Chroniques

Top albums 2013 #4 Kanye West

Sortir un grand disque et se prendre une bonne cuite sont deux choses infiniment liées. Après un album majeur, nombreux sont les artistes à fanfaronner sous l’ivresse des bonnes critiques, quitte à franchement déchanter le lendemain matin. Les yeux rouges et la bouche pateuse, ils embrayent alors bien souvent sur une bouillie sonore prémachée et franchement indigeste qui éclipse malheureusement le coup d’éclat de la veille. Quand ce n’est pas le cas, certains préfèrent se faire discrets quelque temps (My Bloody Valentine et MBV), d’autres finissent abrutis à vie (Dr.Dre et l’imaginaire Detox) ou clairement monomaniaques (Deerhunter et Monomania).

Un chef-d’oeuvre, Kanye West a eu la chance d’en signer un. C’était le 22 novembre 2010, il s’appelait My Beautiful Dark Twisted Fantasy. Déjà esquissé par le remarquable 808s & Heartbreak qui le précédait, ce disque dessinait avec panache et arrogance les contours du rap à venir, dressant un constat nouveau qui vaudrait pour les années futures : c’est en assumant ses ambitions les plus mainstream que le hip-hop serait désormais le plus créatif. Loin de toute street-credibility et conservatisme ghetto, le rap devint alors un objet pop par excellence, affirmant avec véhémence qu’il pouvait dévorer goulûment le public du rock, de l’électro et de la pop. Unanimement, la critique salua donc My Beautiful Dark Twisted Fantasy à la manière d’un Pet Sounds contemporain, encensant son audace orchestrale, la finesse de sa production ou encore son incroyable ouverture d’esprit. Kanye West avait de quoi attaquer 2011 avec sérénité : comme il aimait à le rappeler à tout le monde, il était le roi. Ivre de réussite, le rappeur se sentit alors pousser des ailes, il bazarda la cruche Amber Rose pour la cruche Kim Kardashian, la mit enceinte, sortit un album en duo avec Jay-Z, un autre avec la clique de son label G.O.O.D Music et de manière générale, fit tout son possible pour se faire appeler « Majesté ». Au moment de composer un nouvel album solo, la majesté en question avait donc de quoi revenir à la réalité la plus cinglante. D’autant plus que son arrogance démesurée donnait franchement envie de la voir ramasser sa cuite.

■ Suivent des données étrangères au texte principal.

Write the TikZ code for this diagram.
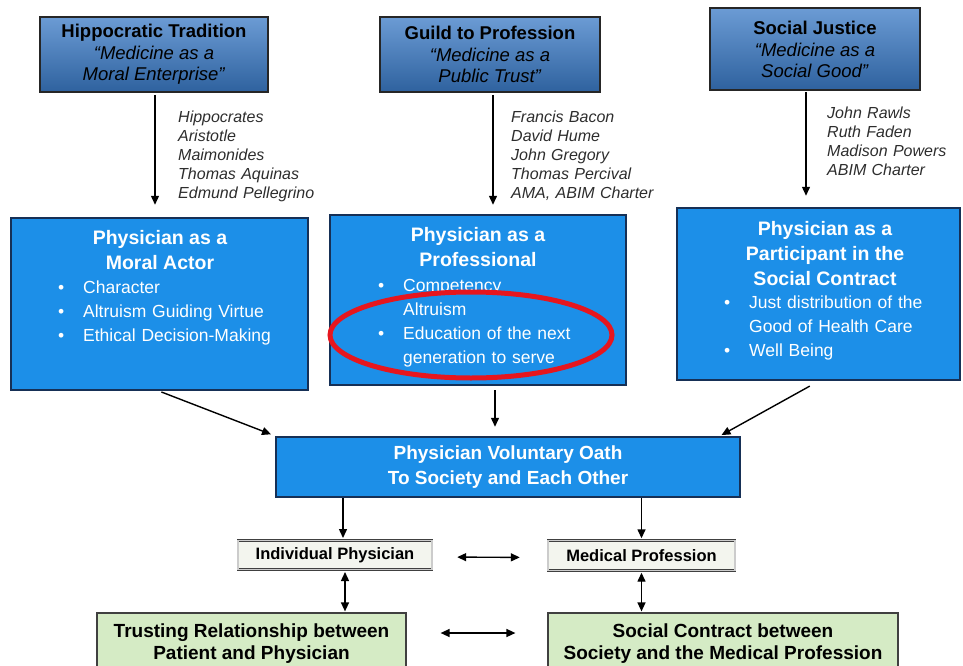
\documentclass[tikz,border=0pt]{standalone}
\usepackage{fontspec}
\setmainfont{Liberation Sans}
\usetikzlibrary{arrows.meta,positioning}
\definecolor{topblue}{RGB}{58,122,198}
\definecolor{midblue}{RGB}{28,143,232}
\definecolor{edgeblue}{RGB}{22,48,86}
\definecolor{paleg}{RGB}{213,235,197}
\definecolor{palew}{RGB}{243,245,238}
\definecolor{ovalred}{RGB}{230,22,30}
\definecolor{namegray}{RGB}{45,45,45}
\newcommand{\blt}{\leavevmode\llap{\textbullet\hspace{19pt}}}

\begin{document}
\begin{tikzpicture}[x=1pt,y=-1pt]
\tikzstyle{head}=[rectangle,draw=black!85,line width=1.6pt,top color=topblue!75!white,bottom color=topblue!80!black,align=center,inner sep=0pt,font=\fontsize{18.5}{21}\selectfont]
\tikzstyle{names}=[text width=160pt,align=left,inner sep=0pt,text=namegray,font=\itshape\fontsize{16}{19}\selectfont]
\tikzstyle{mid}=[rectangle,draw=edgeblue,line width=2.5pt,fill=midblue,inner sep=0pt]
\tikzstyle{midtitle}=[align=center,inner sep=0pt,text=white,font=\bfseries\fontsize{19.5}{25}\selectfont]
\tikzstyle{items}=[text width=240pt,align=left,inner sep=0pt,text=white,font=\fontsize{17.5}{24}\selectfont]
\tikzstyle{small}=[rectangle,draw=black!75,double=black!20,double distance=1.4pt,fill=palew,inner sep=0pt,font=\bfseries\fontsize{16.5}{19}\selectfont]
\tikzstyle{greenbox}=[rectangle,draw=black!75,line width=1.2pt,fill=paleg,align=center,inner sep=0pt,font=\bfseries\fontsize{19}{22}\selectfont]
\tikzstyle{arr}=[-{Triangle[length=9pt,width=8pt]},line width=1.4pt]
\tikzstyle{darr}=[{Triangle[length=9pt,width=8pt]}-{Triangle[length=9pt,width=8pt]},line width=1.4pt]
\useasboundingbox (0,0) rectangle (963,666);

% three traditions
\node[head,minimum width=228pt,minimum height=75pt] (hip) at (154,54.5)
  {\textbf{Hippocratic Tradition}\\[1pt]\textit{``Medicine as a}\\\textit{Moral Enterprise''}};
\node[head,minimum width=220pt,minimum height=75pt] (guild) at (490,54.5)
  {\textbf{Guild to Profession}\\[1pt]\textit{``Medicine as a}\\\textit{Public Trust''}};
\node[head,minimum width=210pt,minimum height=82pt] (just) at (815,49)
  {\textbf{Social Justice}\\[1pt]\textit{``Medicine as a}\\\textit{Social Good''}};

\node[names,anchor=base west] (hipnames) at (178,123)
  {Hippocrates\\Aristotle\\Maimonides\\Thomas Aquinas\\Edmund Pellegrino};
\node[names,anchor=base west] (guildnames) at (511,123)
  {Francis Bacon\\David Hume\\John Gregory\\Thomas Percival\\AMA, ABIM Charter};
\node[names,anchor=base west] (justnames) at (827,119)
  {John Rawls\\Ruth Faden\\Madison Powers\\ABIM Charter};

% the three physician roles
\node[mid,minimum width=297pt,minimum height=172pt] (moral) at (159.5,304) {};
\node[mid,minimum width=296pt,minimum height=170pt] (prof) at (478,300) {};
\node[mid,minimum width=283pt,minimum height=172pt] (part) at (818.5,294) {};

\node[midtitle] (moralhead) at (160,250.5) {Physician as a\\Moral Actor};
\node[items,anchor=base west] (morallist) at (83,293)
  {\blt Character\\\blt Altruism Guiding Virtue\\\blt Ethical Decision-Making};
\node[midtitle] (profhead) at (478,247.5) {Physician as a\\Professional};
\node[items,anchor=base west] (proflist) at (403,291)
  {\blt Competency\\Altruism\\\blt Education of the next\\generation to serve};
\node[midtitle] (parthead) at (825,253.5) {Physician as a\\Participant in the\\Social Contract};
\node[items,anchor=base west] (partlist) at (749,308)
  {\blt Just distribution of the\\Good of Health Care\\\blt Well Being};

\draw[ovalred,line width=5pt] (471,335) ellipse [x radius=141, y radius=43];

% oath and its two sides
\node[mid,minimum width=464pt,minimum height=60pt,align=center,text=white,font=\bfseries\fontsize{19}{25}\selectfont] (oath) at (508,467)
  {Physician Voluntary Oath\\To Society and Each Other};
\node[small,minimum width=194pt,minimum height=29pt] (indiv) at (335,555) {Individual Physician};
\node[small,minimum width=187pt,minimum height=30pt] (med) at (641.5,555.5) {Medical Profession};
\node[greenbox,minimum width=309pt,minimum height=62pt] (trust) at (251.5,644)
  {Trusting Relationship between\\Patient and Physician};
\node[greenbox,minimum width=350pt,minimum height=62pt] (social) at (723,644)
  {Social Contract between\\Society and the Medical Profession};

% connectors
\coordinate (hipout) at (155,92);
\coordinate (guildout) at (493,92);
\coordinate (justout) at (806,90);
\draw[arr,shorten <=3pt,shorten >=12pt] (hipout) -- (hipout |- moral.north);
\draw[arr,shorten <=3pt,shorten >=9pt] (guildout) -- (guildout |- prof.north);
\draw[arr,shorten <=2pt,shorten >=11pt] (justout) -- (justout |- part.north);

\coordinate (profout) at (495,385);
\coordinate (partin) at (718,437);
\draw[arr,shorten <=2pt,shorten >=4pt] (moral.south) -- (oath.north west);
\draw[arr,shorten <=5pt,shorten >=9pt] (profout) -- (profout |- oath.north);
\draw[arr,shorten <=10pt,shorten >=4pt] (part.south) -- (partin);

\coordinate (indivin) at (343,540);
\coordinate (indivout) at (345,570);
\draw[arr,shorten >=2pt] (oath.south -| indivin) -- (indivin);
\draw[arr,shorten >=2pt] (oath.south -| med.north) -- (med.north);
\draw[darr,shorten <=2pt,shorten >=1pt] (indivout) -- (indivout |- trust.north);
\draw[darr,shorten <=2pt,shorten >=1pt] (med.south) -- (med.south |- social.north);
\draw[darr,shorten <=25pt,shorten >=28pt] ([yshift=-2pt]indiv.east) -- ([yshift=-2pt]med.west);
\draw[darr,shorten <=34pt,shorten >=32pt] ([yshift=11pt]trust.east) -- ([yshift=11pt]social.west);
\end{tikzpicture}
\end{document}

Yeezus, donc. Pour la modestie, on repassera. D’autant plus que le troisième morceau se nomme « I Am a God ». Rien que ça. Cela dit, il fallait bien être le Saint Patron pour réunir sans difficulté une telle myriade de producteurs : RZA, TNGHT, Daft Punk, Gesaffelstein, Young Chop, Hudson Mohawke et surtout le légendaire Rick Rubin qui, quoi qu’on en dise, est sûrement beaucoup plus looké Dieu que Kanye. De leur côté, les apôtres ont aussi répondu à l’appel du messie. Frank Ocean, Justin Vernon (Bon Iver), Chief Keef, Kid Cudi, King L ou Charlie Wilson, un étalage de noms bien trop exhaustif pour être honnête.

Mais lorsque résonnent les premières notes de Yeezus, on se retrouve effectivement dans la Bible. Livre de l’Apocalypse, chapitre 14, verset 2. « Un son venant du ciel, pareil au bruit de grandes eaux et à la voix d’un puissant tonnerre », c’est en substance ce qui électrocute tout le début de cet album taillé dans la foudre. Une ferveur de fin du monde qui culmine sur le fulgurant « I Am a God » aux allures de dies irae synthétique, de liturgie vengeresse lacérée de hurlements tranchants comme des tessons de bouteilles. Introduit par un sample prophétique du jamaïcain Capleton, le rappeur offre une performance sanguinaire et psychotique, tel un Alan Vega hip-hop ayant troqué le bandeau kamikaze pour la couronne d’épines.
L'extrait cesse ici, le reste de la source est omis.